No one has ever said or thought this. Ever.

Or this, where Freeman eavesdrops on a drug deal and kills three men before they can even draw their weapons:


(In their defense, if some dude in a suit hopped out of a pile of fish, I’d be frozen in awe, too. the only appropriate sound effect for that sight would be a harsh “ZANG!” or something.)

Or this, which I feel sorta speaks for itself:


I still don’t know what type of male fantasy this is. Like, is this how dudes dealt with impotence pre-Viagra? “This has never happened to me before, honest, but luckily I can go home in shame and read about a guy who is not only the most masculine man ever but also sensitive inside despite his magnificent penis and incredible aptitude for killing.” Does this represent some ’80s-era fear that I’m just not in the know on? Or is it just a couple dudes making a ridiculous comic that wears perfectly sensible clothes, as far as adventure comics go? I mean, it looks and quacks like a crime comic, maybe a little more heightened than I usually go for, but then you hit a speedbump that’s outlandishly sexed up (three or four times a volume, I figure) and pause to go “Whoa, wait?
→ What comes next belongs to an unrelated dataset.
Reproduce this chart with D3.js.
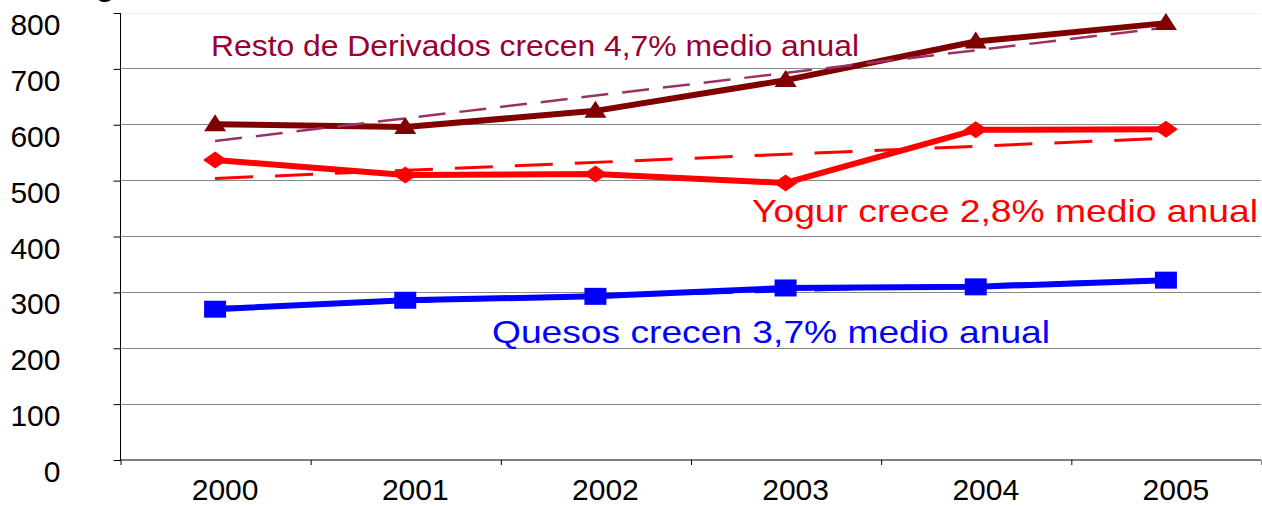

Is this supposed to be sexy?” What were Koike and Ikegami going for, here?

I know from male fantasies, too. Budd Root’s Cavewoman or Witchblade. They’re sexy girls with big boobs, and sometimes you get to see them (or parts of them, in Witchblade’s case), often when they’re doing exciting action-y things. Superheroes speak to wanting to impose our will on basically everything ever and be winners/popular, yeah? Righting wrongs and having an amazing life. And the only people who haven’t dreamed of being outlaws, whether that means cowboys or gangsters, are squares, I figure. I’m being flip, but you know what I’m saying: it’s easy to look at a lot of comics and go “Oh, this speaks to this insecurity or fetish that some dudes have and serves as a corrective/object of arousal.” Even something as gonzo as Crank is pretty easy to ID. But Crying Freeman?

Crying Freeman is a trip, is what I’m saying.